For eighteen-year-old June Walker, the prospect of working at Oak Ridge is a chance to get away from home. She has no idea what she is actually doing at Oak Ridge other than she's helping the war effort. As she starts an affair with a Jewish physicist, Sam Carter, she starts to realize more and more what they are doing there. At the same time, her roommate Cici is trying her hardest to find a rich man and get away from her past life. African- American construction worker Joe Brewer has left his family behind since the job at Oak Ridge pays well, but being away from his family is hard for him. All these people have their own dreams and goals, but life isn't always easy and things can change in a moment.

I found THE ATOMIC CITY GIRLS to be a very captivating story. There were pictures from Oak Ridge added at the end of every chapter, which was a plus. I really enjoyed finishing a chapter and seeing visuals of Oak Ridge at the end. As for the story, it was fascinating to read about all these strangers whose lives get interwoven with each other. Oak Ridge is a closed-off community, where most people don't seem to know what is going one. However, life must go on and I was fascinated to get a picture of how it could have been. It was with a bit of sadness that I closed the book. I really came to like the characters and, even though the ending felt like a closure, I was sad to see them go.

Learn more about The Atomic City Girls

SUMMARY

In the bestselling tradition of Hidden Figures and The Wives of Los Alamos, comes this riveting novel of the everyday people who worked on the Manhattan Project during World War II.

“What you see here, what you hear here, what you do here, let it stay here.”

In November 1944, eighteen-year-old June Walker boards an unmarked bus, destined for a city that doesn’t officially exist. Oak Ridge, Tennessee has sprung up in a matter of months—a town of trailers and segregated houses, 24-hour cafeterias, and constant security checks. There, June joins hundreds of other young girls operating massive machines whose purpose is never explained. They know they are helping to win the war, but must ask no questions and reveal nothing to outsiders.

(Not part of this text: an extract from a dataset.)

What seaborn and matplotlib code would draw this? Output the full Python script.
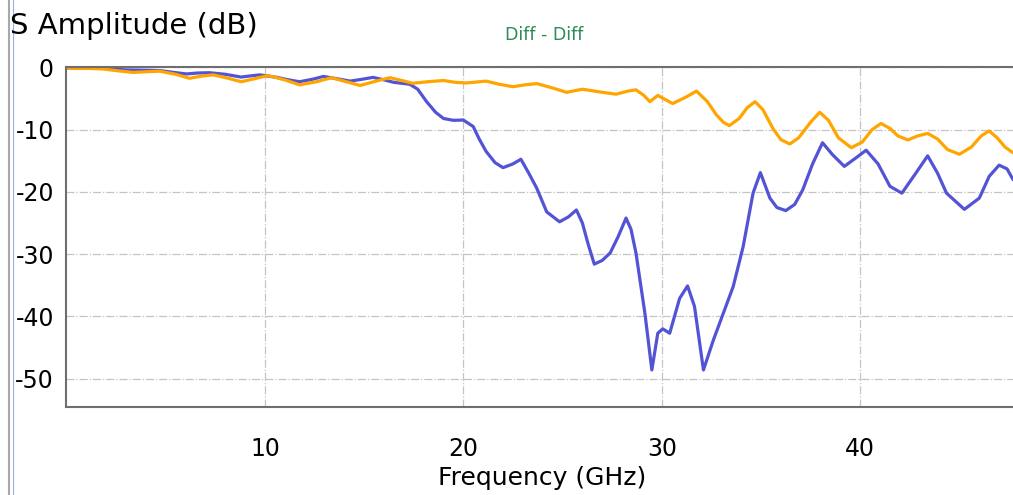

The girls spend their evenings socializing and flirting with soldiers, scientists, and workmen at dances and movies, bowling alleys and canteens. June longs to know more about their top-secret assignment and begins an affair with Sam Cantor, the young Jewish physicist from New York who oversees the lab where she works and understands the end goal only too well, while her beautiful roommate Cici is on her own mission: to find a wealthy husband and escape her sharecropper roots. Across town, African-American construction worker Joe Brewer knows nothing of the government’s plans, only that his new job pays enough to make it worth leaving his family behind, at least for now. But a breach in security will intertwine his fate with June’s search for answers.

When the bombing of Hiroshima brings the truth about Oak Ridge into devastating focus, June must confront her ideals about loyalty, patriotism, and war itself.